While the staff at Cedar Hill Golf Course want people to be outside and exercising, they’re asking you to just not do it on the golf course.
Carole Ireland, manager of the golf course, says since they closed a little over a week ago to help stop the spread of COVID-19, staff have noticed up to 60 people per day using the course when they shouldn’t be.
“Some of them are heading out there to golf for free, we’ve had lacrosse, we’ve had families playing in the sand traps, we’ve had soccer, baseball and people walking their dogs,” she says.
Ireland says that while some people are receptive when reminded the golf course is closed and asked to get off the property, others — not so much.
“Unfortunately, there’s a lot of people who take issue with what they’re being told and they’re very disrespectful to the staff and very defiant.” The problem has gotten so bad that uniformed security has been hired to patrol the grounds when staff are finished their shifts. “It’s a hard position for the staff to be in,” says Ireland. “They’re disappointed the golf course is closed and they want it to be used, but it needs to be used in a way that’s not going to be damaging.”
Ireland says people don’t seem to understand that the putting greens are the most sensitive areas, and by walking across them or letting dogs run through that area it chews the grass up and causes a “significant amount of damage repair that the staff has to do.”
“We’re always monitoring the course for health and we can’t let it grow over because it would be extremely costly to get back and that’s a cost the district doesn’t really need to bear [right now],” she says.

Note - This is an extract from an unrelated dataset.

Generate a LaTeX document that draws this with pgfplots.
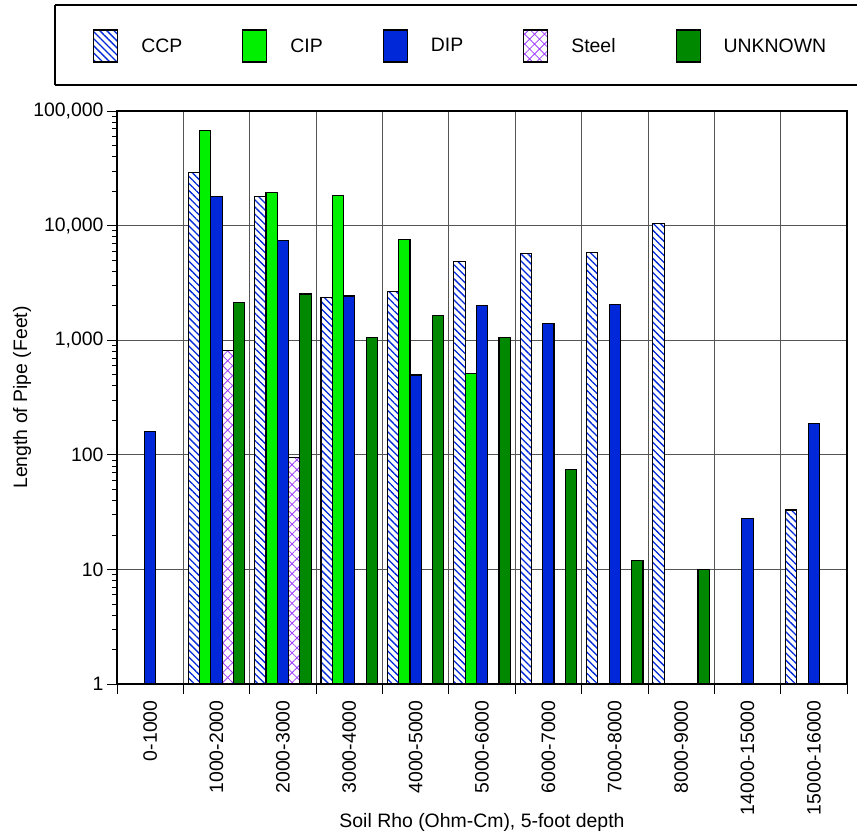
\documentclass[border=0pt]{standalone}
\usepackage{fontspec}
\setmainfont{Liberation Sans}
\usepackage{pgfplots}
\pgfplotsset{compat=1.18}
\usetikzlibrary{patterns.meta}
\definecolor{cipgreen}{HTML}{00F000}
\definecolor{dipblue}{HTML}{0028D8}
\definecolor{unkgreen}{HTML}{008800}
\definecolor{steelpurple}{HTML}{A040FF}
\definecolor{gridgray}{HTML}{555555}
\newcommand{\fs}{\fontsize{19.5}{23}\selectfont}
\begin{document}
\begin{tikzpicture}
\begin{axis}[
  scale only axis,
  width=730bp, height=573bp,
  ymode=log,
  ymin=1, ymax=100000,
  xmin=-0.5, xmax=10.5,
  ybar=0pt,
  bar width=11.3bp,
  tick align=outside,
  tick pos=left,
  major tick length=10bp,
  minor tick length=5bp,
  ytick={1,10,100,1000,10000,100000},
  yticklabels={1,10,100,{1,000},{10,000},{100,000}},
  ymajorgrids=true,
  major grid style={draw=gridgray, line width=0.7bp},
  xtick={-0.5,0.5,...,10.5},
  xticklabels={},
  xmajorgrids=true,
  x tick style={line width=0.8bp, black},
  y tick style={line width=0.7bp, black},
  extra x ticks={0,1,2,3,4,5,6,7,8,9,10},
  extra x tick labels={0-1000,1000-2000,2000-3000,3000-4000,4000-5000,5000-6000,6000-7000,7000-8000,8000-9000,14000-15000,15000-16000},
  extra x tick style={grid=none, major tick length=0pt, tick style={draw=none},
     tick label style={rotate=90, anchor=east, yshift=-0bp, xshift=-13bp}},
  tick label style={font=\fs},
  axis line style={line width=1.4bp, black},
  xlabel={Soil Rho (Ohm-Cm), 5-foot depth},
  ylabel={Length of Pipe (Feet)},
  xlabel style={font=\fs, at={(axis description cs:0.5,-0.241)}, anchor=center},
  ylabel style={font=\fs, at={(axis description cs:-0.130,0.5)}, anchor=center, rotate=0},
  legend columns=5,
  legend style={draw=none, fill=none, inner sep=0pt, font=\fs,
    at={(axis description cs:-0.0329,1.1134)}, anchor=west,
    /tikz/every odd column/.append style={column sep=21bp},
    /tikz/every even column/.append style={column sep=58bp}},
  legend image code/.code={\draw[#1] (0bp,-16bp) rectangle (24bp,16bp);},
  every axis plot/.append style={draw=black, line width=1.1bp},
]
\addplot[fill=white, postaction={pattern={Lines[angle=-45,distance=5bp,line width=1.3bp]}, pattern color=dipblue}]
  coordinates {(1,29000) (2,17800) (3,2370) (4,2670) (5,4880) (6,5730) (7,5850) (8,10400) (10,33)};
\addplot[fill=cipgreen]
  coordinates {(1,68000) (2,19400) (3,18200) (4,7600) (5,514)};
\addplot[fill=dipblue]
  coordinates {(0,160) (1,17900) (2,7350) (3,2430) (4,497) (5,2015) (6,1410) (7,2060) (9,28) (10,187)};
\addplot[fill=white, postaction={pattern={Hatch[angle=45,distance=7bp,line width=0.8bp]}, pattern color=steelpurple}]
  coordinates {(1,810) (2,95)};
\addplot[fill=unkgreen]
  coordinates {(1,2140) (2,2530) (3,1050) (4,1640) (5,1060) (6,75) (7,12) (8,10)};
\legend{CCP,CIP,DIP,Steel,UNKNOWN}
\end{axis}
\draw[line width=1.6bp] ([xshift=-62bp,yshift=26bp]current axis.north west) -- ([xshift=30bp,yshift=26bp]current axis.north east);
\draw[line width=1.6bp] ([xshift=-62bp,yshift=106bp]current axis.north west) -- ([xshift=30bp,yshift=106bp]current axis.north east);
\draw[line width=1.6bp] ([xshift=-62bp,yshift=26bp]current axis.north west) -- ([xshift=-62bp,yshift=106bp]current axis.north west);
\pgfresetboundingbox
\path ([xshift=-117bp,yshift=-152bp]current axis.south west) rectangle ([xshift=10bp,yshift=111bp]current axis.north east);
\end{tikzpicture}
\end{document}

Ireland says she’d like to remind people that the District of Saanich has more than 170 parks for people to use for exercise during the pandemic, along with parks in other municipalities.
The Cedar Hill Golf Course Chip Trail Loop, along with the Derby Road connector that runs at about the halfway point of the course remain open for people who need to cross the property.
Ireland says both of those trails offer lots of space to step off the path, but only if you’re doing so to let someone by and keep your physical distance.
Another concern Ireland has is the risk of being hit in the head with a golf ball if you’re near a blind corner.
“When the golf course is open, it’s easy for us to control … we know which way they’re going and they know where to go, they understand the rules of the golf course,” she says. “But when people are out there doing whatever, the risk is actually greater.”